The Deacons have sure needed Siemon to pitch ever since the change. A 12-2 record last season has been followed up by a 6-1 campaign so far in 2000.

The right-hander started last season in the bullpen, but when Eric Schmitt tore ligaments in his elbow on April 17, Siemon became the third starter in the weekend rotation. Suddenly, the staff leader in saves (four) had to make another quick adjustment.

Less than a month later, Siemon had truly arrived. He shut out Maryland in the regular-season finale, helping to clinch the second seed in the ACC Tournament, then did the same to Florida State at the ACC event, the first time the Seminoles had been shut out in more than three years.

This season, he's gotten even more comfortable with his role as an ace on one of the best pitching staffs in the ACC, if not the nation.

"I've just been staying on an even keel," Siemon said. "I've been here a while now, long enough to know that my team will pick me up as long as I keep throwing.

Through March 21, more guys had whiffed off Siemon (36) than gotten hits off him (31). Still, you'll never see the West Palm Beach, Fla., native pull the old Dizzy Dean routine, getting all his fielders to sit down while he takes center stage with a strikeout. Siemon knows how important his teammates are to his success.

"I don't claim to be flashy," Siemon said. "I just go after hitters and make them hit the ball. Let `em hit it on the ground and the guys will take care of me."

Siemon calls it "a fluke" that he is living his dream of college baseball at all, whether on the mound or at third base. He was a solid player in high school, winning a Golden Glove award for his play at third base.

But if Siemon's Forest Hill High team hadn't been so good, the top 4-A team in Florida for five weeks his senior year, Deacon recruiter Bobby Moranda probably never would have seen him play.

"I didn't have many schools after me," Siemon said. "For a long time, it was between several community colleges and Stetson. I didn't do outstanding in high school, but I knew I could play. I'm just glad coach Moranda saw something in me."

Siemon has been a part of two ACC championships in his time at Wake Forest, and the Deacs have their eyes on another one.

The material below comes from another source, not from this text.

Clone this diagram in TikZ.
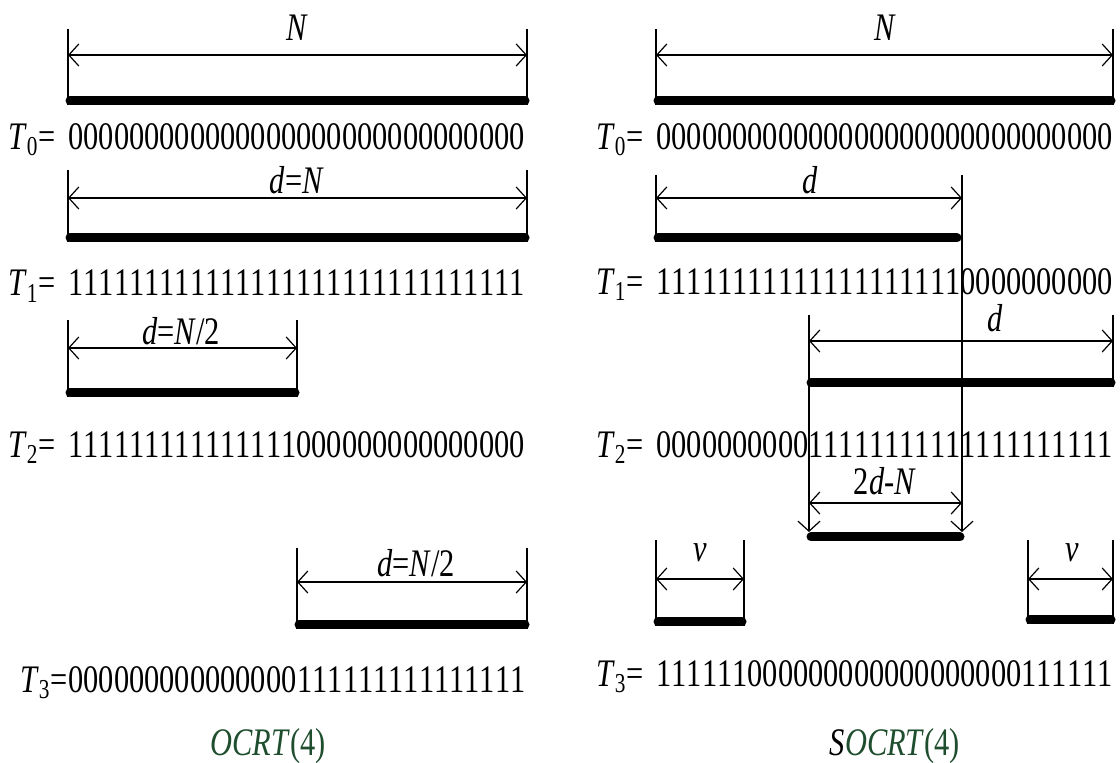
\documentclass[tikz,border=0pt]{standalone}
\usepackage{fontspec}
\setmainfont{Liberation Serif}[FakeStretch=0.78, Kerning=Off]
\usetikzlibrary{arrows.meta}
\definecolor{corLegenda}{RGB}{31, 78, 46}
\definecolor{corTraco}{RGB}{0, 0, 0}

\tikzset{
  guia/.style={draw=corTraco, line width=0.6pt},
  cota/.style={draw=corTraco, line width=0.6pt,
               {Straight Barb[length=5pt,width=11pt]}-{Straight Barb[length=5pt,width=11pt]}},
  desce/.style={draw=corTraco, line width=0.6pt, -{Straight Barb[length=5pt,width=11pt]}},
  barra/.style={draw=corTraco, line width=4.5pt, line cap=round},
  bits/.style={anchor=west, inner sep=0pt, font=\fontsize{19.5}{22}\selectfont},
  nome/.style={anchor=base east, inner sep=0pt, font=\fontsize{19.5}{22}\selectfont},
  rotulo/.style={inner sep=0pt, font=\fontsize{19.5}{22}\selectfont},
  legenda/.style={inner sep=0pt, text=corLegenda, font=\fontsize{19.5}{22}\selectfont}
}

\begin{document}
\begin{tikzpicture}[x=0.5pt, y=-0.5pt]
  \useasboundingbox (0,0) rectangle (1120,763);

  %% ================================================================
  %%  PAINEL ESQUERDO — OCRT(4)
  %% ================================================================

  % Cota N
  \coordinate (eA0) at (68,55);
  \coordinate (eA1) at (527,55);
  \draw[guia] (68,29) -- (68,105);
  \draw[guia] (527,29) -- (527,105);
  \draw[cota] (eA0) -- (eA1);
  \node[rotulo] (eAr) at (297,28) {\textit{N}};
  \draw[barra] (70,101) -- (525,101);

  \node[bits] (eT0) at (68,137) {000000000000000000000000000000};
  \node[nome] (eT0n) at ([xshift=-6pt]eT0.base west) {\textit{T}\textsubscript{0}=};

  % Cota d=N
  \coordinate (eB0) at (68,198);
  \coordinate (eB1) at (527,198);
  \draw[guia] (68,170) -- (68,242);
  \draw[guia] (527,170) -- (527,242);
  \draw[cota] (eB0) -- (eB1);
  \node[rotulo] (eBr) at (297,180) {\textit{d}=\textit{N}};
  \draw[barra] (70,238) -- (525,238);

  \node[bits] (eT1) at (68,283) {111111111111111111111111111111};
  \node[nome] (eT1n) at ([xshift=-6pt]eT1.base west) {\textit{T}\textsubscript{1}=};

  % Cota d=N/2 (primeira metade)
  \coordinate (eC0) at (68,348);
  \coordinate (eC1) at (297,348);
  \draw[guia] (68,320) -- (68,397);
  \draw[guia] (297,320) -- (297,397);
  \draw[cota] (eC0) -- (eC1);
  \node[rotulo] (eCr) at (181,331) {\textit{d}=\textit{N}/2};
  \draw[barra] (70,393) -- (295,393);

  \node[bits] (eT2) at (68,445) {111111111111111000000000000000};
  \node[nome] (eT2n) at ([xshift=-6pt]eT2.base west) {\textit{T}\textsubscript{2}=};

  % Cota d=N/2 (segunda metade)
  \coordinate (eD0) at (297,582);
  \coordinate (eD1) at (527,582);
  \draw[guia] (297,548) -- (297,629);
  \draw[guia] (527,548) -- (527,629);
  \draw[cota] (eD0) -- (eD1);
  \node[rotulo] (eDr) at (416,563) {\textit{d}=\textit{N}/2};
  \draw[barra] (299,625) -- (525,625);

  \node[bits, anchor=east] (eT3a) at (297,680) {000000000000000};
  \node[bits] (eT3b) at (297,680) {111111111111111};
  \node[nome] (eT3n) at (eT3a.base west) {\textit{T}\textsubscript{3}=};

  \node[legenda] (eLeg) at (268,746) {\textit{OCRT}(4)};

  %% ================================================================
  %%  PAINEL DIREITO — SOCRT(4)
  %% ================================================================

  % Cota N
  \coordinate (dA0) at (656,55);
  \coordinate (dA1) at (1113,55);
  \draw[guia] (656,29) -- (656,105);
  \draw[guia] (1113,29) -- (1113,105);
  \draw[cota] (dA0) -- (dA1);
  \node[rotulo] (dAr) at (885,28) {\textit{N}};
  \draw[barra] (658,101) -- (1111,101);

  \node[bits] (dT0) at (656,137) {000000000000000000000000000000};
  \node[nome] (dT0n) at ([xshift=-6pt]dT0.base west) {\textit{T}\textsubscript{0}=};

  % Cota d (prefixo) e linha longa até 2d-N
  \coordinate (dB0) at (656,198);
  \coordinate (dB1) at (962,198);
  \coordinate (dBfim) at (962,532);
  \draw[guia] (656,175) -- (656,242);
  \draw[desce] (962,175) -- (dBfim);
  \draw[cota] (dB0) -- (dB1);
  \node[rotulo] (dBr) at (810,180) {\textit{d}};
  \draw[barra] (658,238) -- (957,238);

  \node[bits] (dT1) at (656,282) {111111111111111111110000000000};
  \node[nome] (dT1n) at ([xshift=-6pt]dT1.base west) {\textit{T}\textsubscript{1}=};

  % Cota d (sufixo) e linha longa até 2d-N
  \coordinate (dC0) at (809,341);
  \coordinate (dC1) at (1113,341);
  \coordinate (dCfim) at (809,532);
  \draw[desce] (809,315) -- (dCfim);
  \draw[guia] (1113,315) -- (1113,387);
  \draw[cota] (dC0) -- (dC1);
  \node[rotulo] (dCr) at (995,318) {\textit{d}};
  \draw[barra] (811,383) -- (1111,383);

  \node[bits] (dT2) at (656,445) {000000000011111111111111111111};
  \node[nome] (dT2n) at ([xshift=-6pt]dT2.base west) {\textit{T}\textsubscript{2}=};

  % Cota 2d-N (sobreposição)
  \coordinate (dE0) at (809,503);
  \coordinate (dE1) at (962,503);
  \draw[cota] (dE0) -- (dE1);
  \node[rotulo] (dEr) at (885,481) {2\textit{d}-\textit{N}};
  \draw[barra] (811,537) -- (960,537);

  % Cotas v
  \coordinate (dF0) at (656,579);
  \coordinate (dF1) at (744,579);
  \draw[guia] (656,540) -- (656,626);
  \draw[guia] (744,540) -- (744,626);
  \draw[cota] (dF0) -- (dF1);
  \node[rotulo] (dFr) at (700,553) {\textit{v}};
  \draw[barra] (658,622) -- (742,622);

  \coordinate (dG0) at (1028,579);
  \coordinate (dG1) at (1113,579);
  \draw[guia] (1028,540) -- (1028,624);
  \draw[guia] (1113,540) -- (1113,624);
  \draw[cota] (dG0) -- (dG1);
  \node[rotulo] (dGr) at (1072,553) {\textit{v}};
  \draw[barra] (1030,620) -- (1111,620);

  \node[bits] (dT3) at (656,674) {111111000000000000000000111111};
  \node[nome] (dT3n) at ([xshift=-6pt]dT3.base west) {\textit{T}\textsubscript{3}=};

  \node[legenda] (dLeg) at (895,746) {{\color{black}\textit{S}}\textit{OCRT}(4)};

\end{tikzpicture}
\end{document}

When the team lost two out of three to N.C. State to open the league schedule, it raised the eyebrows of a few players. But taking two out of three from No. 1 Florida State March 17-19 has the squad's eyes back on their goals.

"We had some higher expectations of ourselves, and when we lost to N.C. State, it was a little disappointing," Siemon said. "We kept playing hard and came out of it against Florida State. Looking back, it seems like we have one of those little stints every year, but they get earlier and earlier. Hopefully, we'll get rid of it soon."

Siemon sees this team as the best he's played on at WFU.

"The difference is that we have more depth in pitching," Siemon said. "Last year, we had our four or five main guys. This year, there's a couple more who can get out there. Guys are maturing and getting better. There's a lot of positives right now."

Like the rest of his teammates, Scott Siemon dreams.

He dreams of Omaha, and the College World Series. And this time, he's on the mound.